▸ **Goal of the exercise**:
State how many lines in the listing below include the word "image", and add nothing besides the number.

▸ **Data provided**:
##########

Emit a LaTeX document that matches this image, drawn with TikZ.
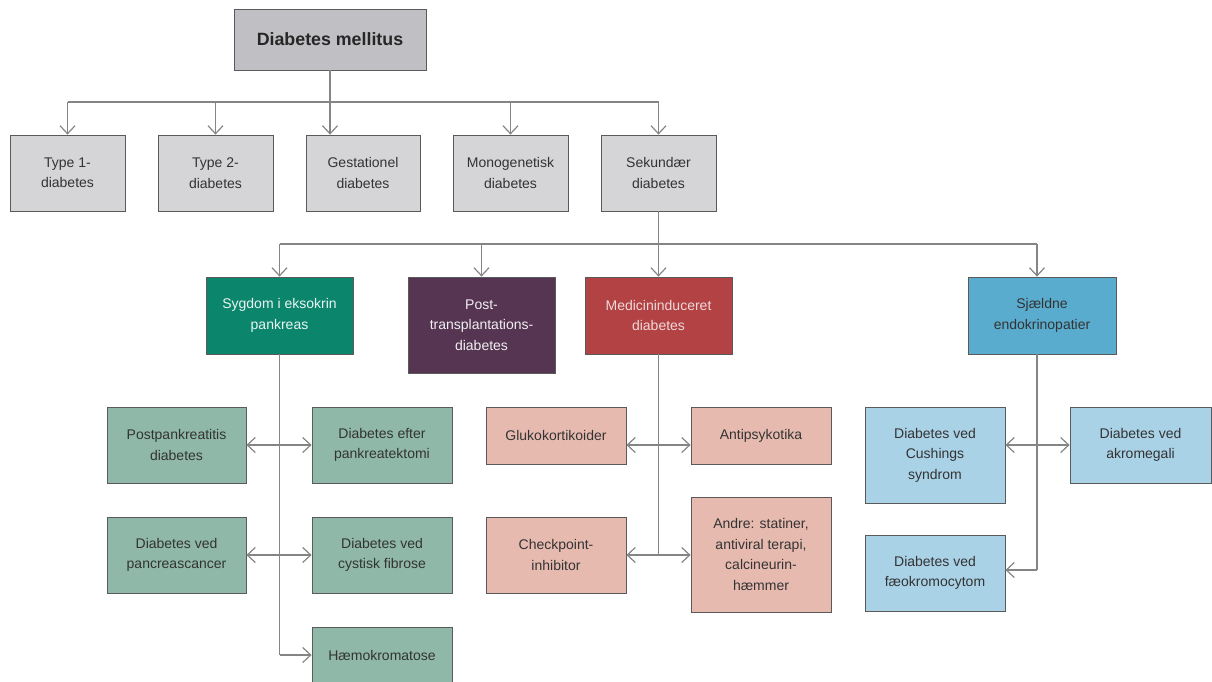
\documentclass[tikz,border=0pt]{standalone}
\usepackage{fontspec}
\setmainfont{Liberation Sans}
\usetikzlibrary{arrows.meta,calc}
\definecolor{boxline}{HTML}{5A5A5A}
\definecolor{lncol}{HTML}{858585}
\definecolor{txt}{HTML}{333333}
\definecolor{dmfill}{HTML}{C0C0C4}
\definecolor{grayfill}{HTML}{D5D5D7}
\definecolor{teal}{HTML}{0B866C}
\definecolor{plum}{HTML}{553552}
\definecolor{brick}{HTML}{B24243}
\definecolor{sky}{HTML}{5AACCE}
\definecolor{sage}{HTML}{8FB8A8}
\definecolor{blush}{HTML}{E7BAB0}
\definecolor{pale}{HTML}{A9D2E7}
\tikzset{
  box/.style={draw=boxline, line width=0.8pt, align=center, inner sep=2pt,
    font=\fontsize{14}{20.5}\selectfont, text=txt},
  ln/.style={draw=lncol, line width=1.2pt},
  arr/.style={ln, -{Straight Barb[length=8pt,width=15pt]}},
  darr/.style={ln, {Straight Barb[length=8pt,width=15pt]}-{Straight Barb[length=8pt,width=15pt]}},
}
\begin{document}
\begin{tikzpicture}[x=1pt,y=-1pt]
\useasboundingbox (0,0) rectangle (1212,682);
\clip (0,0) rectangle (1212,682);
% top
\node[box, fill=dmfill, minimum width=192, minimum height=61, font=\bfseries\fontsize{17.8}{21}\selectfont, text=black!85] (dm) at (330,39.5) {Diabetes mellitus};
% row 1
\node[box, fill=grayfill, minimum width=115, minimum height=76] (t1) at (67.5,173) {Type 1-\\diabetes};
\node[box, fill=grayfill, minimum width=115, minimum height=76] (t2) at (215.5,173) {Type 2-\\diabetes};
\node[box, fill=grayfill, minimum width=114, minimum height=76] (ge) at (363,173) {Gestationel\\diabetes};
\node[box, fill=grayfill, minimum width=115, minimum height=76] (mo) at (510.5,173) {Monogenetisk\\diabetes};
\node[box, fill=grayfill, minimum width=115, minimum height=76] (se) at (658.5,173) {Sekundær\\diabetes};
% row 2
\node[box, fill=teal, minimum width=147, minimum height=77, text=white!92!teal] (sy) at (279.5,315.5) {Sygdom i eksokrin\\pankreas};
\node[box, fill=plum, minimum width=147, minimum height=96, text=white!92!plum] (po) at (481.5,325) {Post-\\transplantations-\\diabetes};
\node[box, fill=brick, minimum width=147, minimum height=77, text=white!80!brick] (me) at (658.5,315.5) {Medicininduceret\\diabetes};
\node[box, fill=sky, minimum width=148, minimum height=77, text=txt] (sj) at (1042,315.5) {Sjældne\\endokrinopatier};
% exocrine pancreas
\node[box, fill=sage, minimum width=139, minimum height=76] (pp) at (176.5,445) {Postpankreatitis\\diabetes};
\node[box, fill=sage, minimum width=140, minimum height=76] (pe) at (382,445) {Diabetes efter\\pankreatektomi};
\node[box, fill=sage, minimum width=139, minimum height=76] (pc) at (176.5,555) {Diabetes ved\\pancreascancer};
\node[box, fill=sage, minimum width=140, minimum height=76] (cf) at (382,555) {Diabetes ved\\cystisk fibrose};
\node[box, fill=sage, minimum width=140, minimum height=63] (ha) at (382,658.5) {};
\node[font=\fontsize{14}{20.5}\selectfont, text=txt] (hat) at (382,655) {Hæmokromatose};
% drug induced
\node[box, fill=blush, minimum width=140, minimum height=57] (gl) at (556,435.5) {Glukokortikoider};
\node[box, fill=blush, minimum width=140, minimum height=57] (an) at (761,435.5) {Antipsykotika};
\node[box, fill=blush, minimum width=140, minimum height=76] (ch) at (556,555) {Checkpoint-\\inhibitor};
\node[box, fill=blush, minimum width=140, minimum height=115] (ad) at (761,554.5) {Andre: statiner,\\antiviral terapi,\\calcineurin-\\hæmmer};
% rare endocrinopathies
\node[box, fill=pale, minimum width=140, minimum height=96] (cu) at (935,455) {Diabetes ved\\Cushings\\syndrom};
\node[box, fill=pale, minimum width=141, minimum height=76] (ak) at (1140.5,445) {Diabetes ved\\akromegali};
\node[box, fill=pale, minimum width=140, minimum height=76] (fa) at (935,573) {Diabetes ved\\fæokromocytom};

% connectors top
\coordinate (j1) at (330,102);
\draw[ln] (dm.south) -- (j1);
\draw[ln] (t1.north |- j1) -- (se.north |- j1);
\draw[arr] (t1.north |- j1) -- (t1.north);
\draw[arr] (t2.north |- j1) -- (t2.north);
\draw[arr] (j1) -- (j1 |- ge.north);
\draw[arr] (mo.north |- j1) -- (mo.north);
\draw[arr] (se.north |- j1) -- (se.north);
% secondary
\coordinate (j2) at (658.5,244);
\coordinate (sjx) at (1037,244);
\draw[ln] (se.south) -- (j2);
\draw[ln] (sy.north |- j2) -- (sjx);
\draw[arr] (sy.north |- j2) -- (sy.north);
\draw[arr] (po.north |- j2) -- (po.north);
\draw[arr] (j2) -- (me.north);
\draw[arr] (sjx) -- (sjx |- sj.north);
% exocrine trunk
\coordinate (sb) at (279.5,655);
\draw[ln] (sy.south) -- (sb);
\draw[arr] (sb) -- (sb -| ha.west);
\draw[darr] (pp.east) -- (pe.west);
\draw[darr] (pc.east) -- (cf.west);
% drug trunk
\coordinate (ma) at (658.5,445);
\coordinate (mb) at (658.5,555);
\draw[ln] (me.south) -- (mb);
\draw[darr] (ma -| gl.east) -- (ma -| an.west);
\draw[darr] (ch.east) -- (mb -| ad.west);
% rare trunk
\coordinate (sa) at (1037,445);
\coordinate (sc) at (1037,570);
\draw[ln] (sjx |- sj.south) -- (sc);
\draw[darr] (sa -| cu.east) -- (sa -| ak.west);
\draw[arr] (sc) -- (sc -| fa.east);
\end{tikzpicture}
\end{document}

##########

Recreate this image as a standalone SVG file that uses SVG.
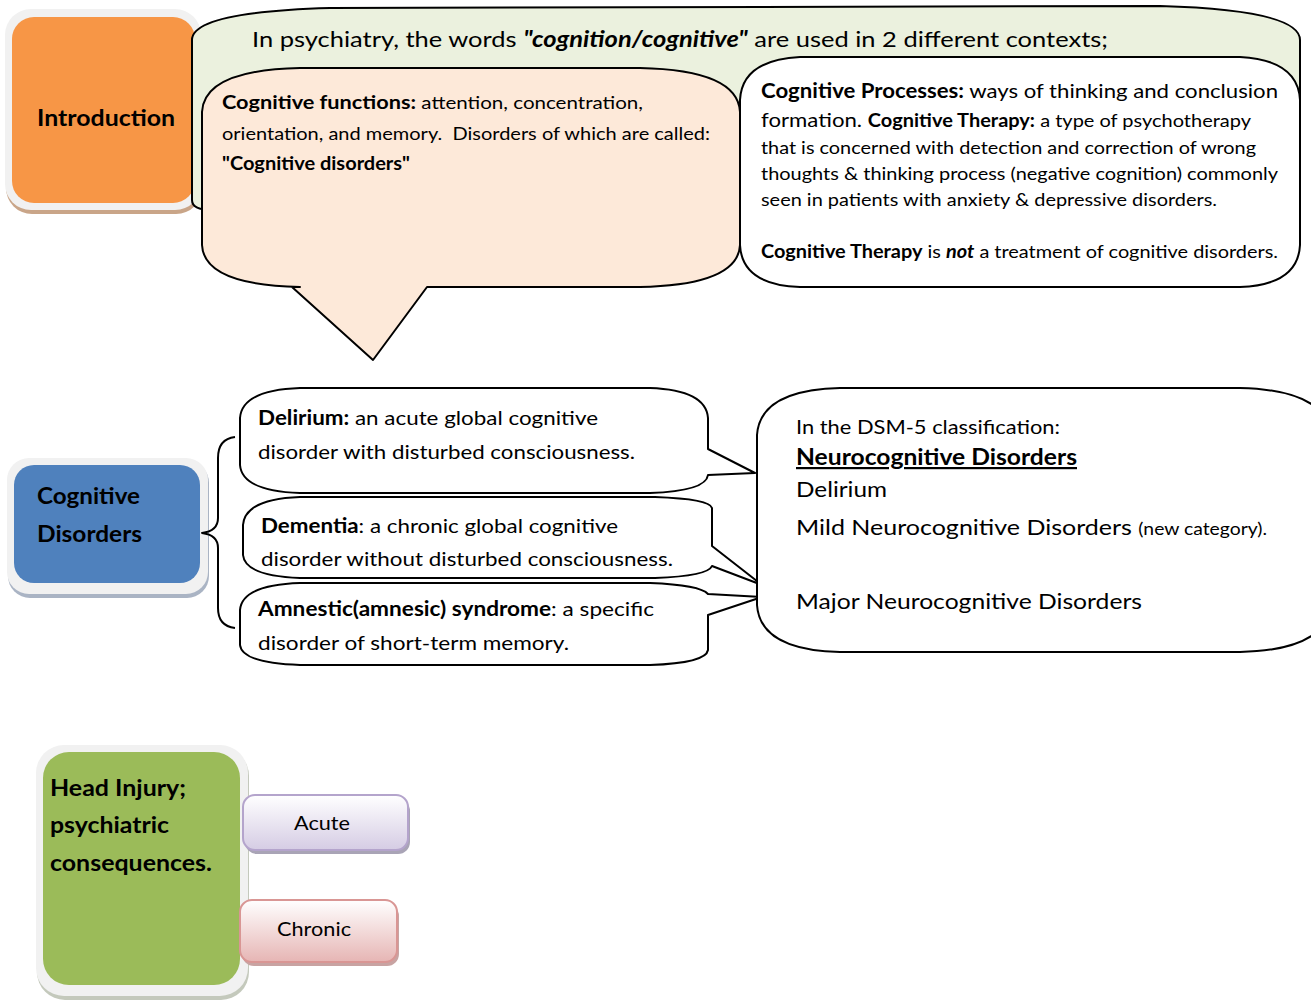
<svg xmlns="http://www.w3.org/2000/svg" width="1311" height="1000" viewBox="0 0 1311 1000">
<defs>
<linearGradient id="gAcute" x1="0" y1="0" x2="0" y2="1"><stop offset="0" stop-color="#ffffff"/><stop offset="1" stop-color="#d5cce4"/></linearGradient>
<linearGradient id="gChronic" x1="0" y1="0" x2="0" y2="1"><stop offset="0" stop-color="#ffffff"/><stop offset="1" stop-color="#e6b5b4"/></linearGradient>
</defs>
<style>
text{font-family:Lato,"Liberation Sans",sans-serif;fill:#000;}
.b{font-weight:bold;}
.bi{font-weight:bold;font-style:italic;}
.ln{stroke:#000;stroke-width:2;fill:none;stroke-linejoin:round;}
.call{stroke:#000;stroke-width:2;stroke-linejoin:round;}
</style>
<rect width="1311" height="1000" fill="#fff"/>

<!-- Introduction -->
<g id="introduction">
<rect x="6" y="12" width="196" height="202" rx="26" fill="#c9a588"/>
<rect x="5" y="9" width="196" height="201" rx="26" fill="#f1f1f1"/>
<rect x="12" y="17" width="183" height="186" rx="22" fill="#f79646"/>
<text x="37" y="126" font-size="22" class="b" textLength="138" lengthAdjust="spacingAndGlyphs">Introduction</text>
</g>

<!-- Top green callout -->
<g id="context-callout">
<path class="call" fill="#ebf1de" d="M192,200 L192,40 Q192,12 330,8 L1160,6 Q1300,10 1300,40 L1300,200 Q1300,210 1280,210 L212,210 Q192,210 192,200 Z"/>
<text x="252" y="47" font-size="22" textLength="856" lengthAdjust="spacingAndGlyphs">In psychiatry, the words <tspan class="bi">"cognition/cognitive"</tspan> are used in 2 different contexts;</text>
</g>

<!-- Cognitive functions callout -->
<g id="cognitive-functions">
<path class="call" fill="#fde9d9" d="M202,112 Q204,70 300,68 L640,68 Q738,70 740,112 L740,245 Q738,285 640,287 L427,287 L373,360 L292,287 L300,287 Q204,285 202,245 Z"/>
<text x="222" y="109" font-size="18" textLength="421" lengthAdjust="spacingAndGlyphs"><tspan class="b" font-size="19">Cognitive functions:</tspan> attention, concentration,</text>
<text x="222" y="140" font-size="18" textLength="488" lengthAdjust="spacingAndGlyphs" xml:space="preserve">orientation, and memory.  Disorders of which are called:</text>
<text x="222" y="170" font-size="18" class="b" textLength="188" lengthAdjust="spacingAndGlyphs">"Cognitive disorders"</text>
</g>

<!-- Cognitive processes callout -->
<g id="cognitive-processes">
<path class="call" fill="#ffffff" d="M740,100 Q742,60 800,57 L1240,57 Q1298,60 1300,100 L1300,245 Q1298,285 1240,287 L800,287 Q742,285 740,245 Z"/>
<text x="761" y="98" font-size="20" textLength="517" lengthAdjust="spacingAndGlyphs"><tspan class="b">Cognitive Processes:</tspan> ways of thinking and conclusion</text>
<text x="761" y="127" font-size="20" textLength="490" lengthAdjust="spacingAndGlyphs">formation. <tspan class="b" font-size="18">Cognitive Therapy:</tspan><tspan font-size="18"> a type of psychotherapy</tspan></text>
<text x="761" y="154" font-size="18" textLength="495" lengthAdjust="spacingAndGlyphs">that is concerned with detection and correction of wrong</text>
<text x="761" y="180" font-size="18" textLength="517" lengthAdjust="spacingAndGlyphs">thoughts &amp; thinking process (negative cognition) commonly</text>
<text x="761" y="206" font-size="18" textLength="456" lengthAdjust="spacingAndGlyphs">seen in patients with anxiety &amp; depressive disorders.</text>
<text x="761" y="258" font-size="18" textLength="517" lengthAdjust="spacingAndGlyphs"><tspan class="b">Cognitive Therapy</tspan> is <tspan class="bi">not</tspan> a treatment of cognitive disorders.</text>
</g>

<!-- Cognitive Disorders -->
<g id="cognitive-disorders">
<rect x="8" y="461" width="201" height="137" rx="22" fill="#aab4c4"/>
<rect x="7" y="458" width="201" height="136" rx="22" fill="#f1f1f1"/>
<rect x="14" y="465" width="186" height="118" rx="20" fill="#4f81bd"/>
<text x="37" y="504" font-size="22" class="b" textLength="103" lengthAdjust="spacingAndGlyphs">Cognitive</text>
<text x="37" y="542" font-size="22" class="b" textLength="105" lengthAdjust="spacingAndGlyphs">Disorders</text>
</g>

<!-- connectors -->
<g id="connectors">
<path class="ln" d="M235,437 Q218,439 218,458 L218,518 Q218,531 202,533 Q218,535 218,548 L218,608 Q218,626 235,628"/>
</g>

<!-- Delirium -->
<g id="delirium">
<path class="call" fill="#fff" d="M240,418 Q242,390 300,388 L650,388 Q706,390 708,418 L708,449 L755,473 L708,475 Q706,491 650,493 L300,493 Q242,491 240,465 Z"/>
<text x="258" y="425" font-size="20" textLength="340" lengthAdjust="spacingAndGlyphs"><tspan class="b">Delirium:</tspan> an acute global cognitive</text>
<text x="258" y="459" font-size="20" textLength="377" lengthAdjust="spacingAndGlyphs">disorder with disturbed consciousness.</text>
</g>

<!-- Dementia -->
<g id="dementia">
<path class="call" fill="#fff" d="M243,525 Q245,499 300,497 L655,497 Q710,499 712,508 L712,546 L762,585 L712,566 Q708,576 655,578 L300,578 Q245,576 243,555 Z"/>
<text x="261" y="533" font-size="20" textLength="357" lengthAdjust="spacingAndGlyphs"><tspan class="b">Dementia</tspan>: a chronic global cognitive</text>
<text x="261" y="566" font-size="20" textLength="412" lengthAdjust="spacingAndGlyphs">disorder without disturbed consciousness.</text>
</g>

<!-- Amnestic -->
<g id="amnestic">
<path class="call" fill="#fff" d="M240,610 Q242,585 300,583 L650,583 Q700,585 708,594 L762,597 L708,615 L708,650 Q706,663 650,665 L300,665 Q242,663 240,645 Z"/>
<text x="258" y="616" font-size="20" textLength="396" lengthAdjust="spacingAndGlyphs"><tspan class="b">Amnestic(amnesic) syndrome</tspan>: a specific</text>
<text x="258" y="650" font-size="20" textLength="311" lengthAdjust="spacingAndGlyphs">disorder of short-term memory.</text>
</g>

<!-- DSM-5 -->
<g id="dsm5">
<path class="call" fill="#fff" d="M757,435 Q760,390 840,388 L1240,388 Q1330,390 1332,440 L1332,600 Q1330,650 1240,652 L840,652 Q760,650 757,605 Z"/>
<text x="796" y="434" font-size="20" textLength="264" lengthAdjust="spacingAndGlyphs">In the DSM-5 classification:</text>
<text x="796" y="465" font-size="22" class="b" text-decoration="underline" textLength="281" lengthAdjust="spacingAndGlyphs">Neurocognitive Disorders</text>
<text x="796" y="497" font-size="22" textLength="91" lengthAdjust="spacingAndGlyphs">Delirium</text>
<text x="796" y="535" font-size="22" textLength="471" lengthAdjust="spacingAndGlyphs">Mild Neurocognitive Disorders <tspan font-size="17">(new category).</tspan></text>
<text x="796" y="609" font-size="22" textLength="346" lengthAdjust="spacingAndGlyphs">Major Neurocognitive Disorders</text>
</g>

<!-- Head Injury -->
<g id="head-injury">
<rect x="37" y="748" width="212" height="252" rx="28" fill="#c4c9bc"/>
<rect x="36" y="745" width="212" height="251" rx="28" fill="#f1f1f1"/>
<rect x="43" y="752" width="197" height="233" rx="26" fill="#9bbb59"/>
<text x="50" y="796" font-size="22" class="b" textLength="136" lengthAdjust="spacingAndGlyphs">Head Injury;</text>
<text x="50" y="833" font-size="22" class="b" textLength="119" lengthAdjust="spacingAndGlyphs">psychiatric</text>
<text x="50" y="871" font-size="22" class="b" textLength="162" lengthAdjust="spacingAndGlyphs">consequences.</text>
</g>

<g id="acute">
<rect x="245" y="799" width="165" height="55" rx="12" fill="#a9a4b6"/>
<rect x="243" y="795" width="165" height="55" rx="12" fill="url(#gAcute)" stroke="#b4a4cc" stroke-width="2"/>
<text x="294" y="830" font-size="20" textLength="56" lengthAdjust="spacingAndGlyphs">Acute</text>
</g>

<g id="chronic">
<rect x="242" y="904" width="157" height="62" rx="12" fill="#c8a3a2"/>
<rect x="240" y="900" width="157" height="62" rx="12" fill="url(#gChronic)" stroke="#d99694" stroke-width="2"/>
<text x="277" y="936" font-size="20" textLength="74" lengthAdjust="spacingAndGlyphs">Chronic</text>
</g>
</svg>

##########

▸ **Problem solution**:
2